Now look at this statement
System.out.println(i[0]); //2
Which element of the array are you trying to refer?
Which element of array j does the following statement refer to ?
j[1]=10;
Do you now see how you can answer your own question?

hi,
well, it doesnt make much sense but it's useful. say what happens when u don pass any command line arguments to the code and checking the length of the command line parameter??
if this is not supported then it will result into error (NullPointerException) which is not good.
so, when we don pass any command line arguments to the program it still creates an array of ZERO length so we dont result into NullPointerException while checking length thru args.length where args is the command line param array..
regards
maulin

Originally posted by sonir shah:
public class Test018 extends java.lang.Object { public static void main(String args[]) { int i[] = new int[0]; //1 System.out.println(i[0]); //2 } }
Options:
A: The code does not compile because of line //1.
B: The code compiles but throws exception at
runtime because of line //1.
C: The code does not compile because of line //2.
D: The code compiles but throws exception at
runtime because of line //2.
Answer : B) It is throwing ArrayIndexOutOfBoundsException.why??
I feel it should run fine and give an output of '0'(zero) because int will get a default value..
please explain

The explanations givin above by everyone are correct, but the orignal post that stated the correct answer is B is wrong!
Line 1 is fine, the problem is with line 2 where the ArrayOutOfBoundsException occurs.
The correct answer is D, NOT B.

Rob

Rob i think the problem is line 1.
because see this:
if we made line 1 as int i[] = new int[1];
then it would all be fine. right ? there would be runtime exception at all.
so the problem is line 1 and answer B is right ?
right ?

Originally posted by Rob Ross:
public class Test018 extends java.lang.Object { public static void main(String args[]) { int i[] = new int[0]; //1 System.out.println(i[0]); //2 } }
Options:
A: The code does not compile because of line //1.
B: The code compiles but throws exception at
runtime because of line //1.
C: The code does not compile because of line //2.
D: The code compiles but throws exception at
runtime because of line //2.
Answer : B) It is throwing ArrayIndexOutOfBoundsException.why??
I feel it should run fine and give an output of '0'(zero) because int will get a default value..
please explain<hr></blockquote>
The explanations givin above by everyone are correct, but the orignal post that stated the correct answer is B is wrong!
Line 1 is fine, the problem is with line 2 where the ArrayOutOfBoundsException occurs.
The correct answer is D, NOT B.

Rob[/QB]

Hi mark :
Did u try compiling
int [] i = new int[0];
-Thanks

yes. why ? infact if you see the discussion in this thread this point has been discussed, though implicitly.

Originally posted by Arsho, Ayan:
Hi mark :
Did u try compiling
int [] i = new int[0];
-Thanks

hi,
i thought that ans B is wrong but thats not the case. it says "runtime exception BECAUSE OF ...."
now, as we did allocated len zero to the array and tried to access it on second line improperly it gave errors.
if it were "at which line exception occurs..." then i would be sure that B is wrong.
regards
maulin.

B is wrong.

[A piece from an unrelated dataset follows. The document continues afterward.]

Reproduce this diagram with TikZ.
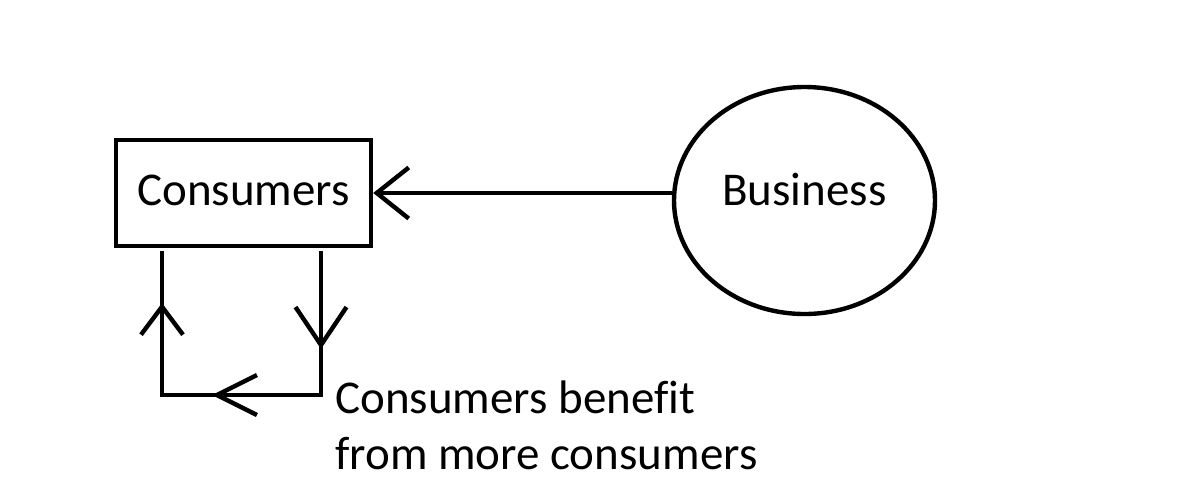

The correct answer is D (line 2). Run this code :
********************************************
public class Test018 {
public static void main(String args[]) {
System.out.println("1");
int i[] = new int[0]; //1
System.out.println("2");
System.out.println(i[0]); //2
}
}
********************************************
Output is :
==============================================
1
2
Exception in thread "main" java.lang.ArrayIndexOutOfBoundsException
at Test018.main(Test018.java:8)
==============================================
Jamal

Jamal is correct (but hey, I said the same thing a few posts ago!!! )
this is a perfectly valid statement:
int i[] = new int[0];
It creates an int array named "i" of zero length.
Now, this style is BAD FORM. It should be written like:
int[] i = new int[0];
because it makes it clearer that i is an int array.
Rob

Just looking at the question and the answer the original poster gave, it looks as though perhaps
they are thinking of:
int[] i = {0};
To the best of my knowledge
System.out.println(i[0]); will print '0' in this case.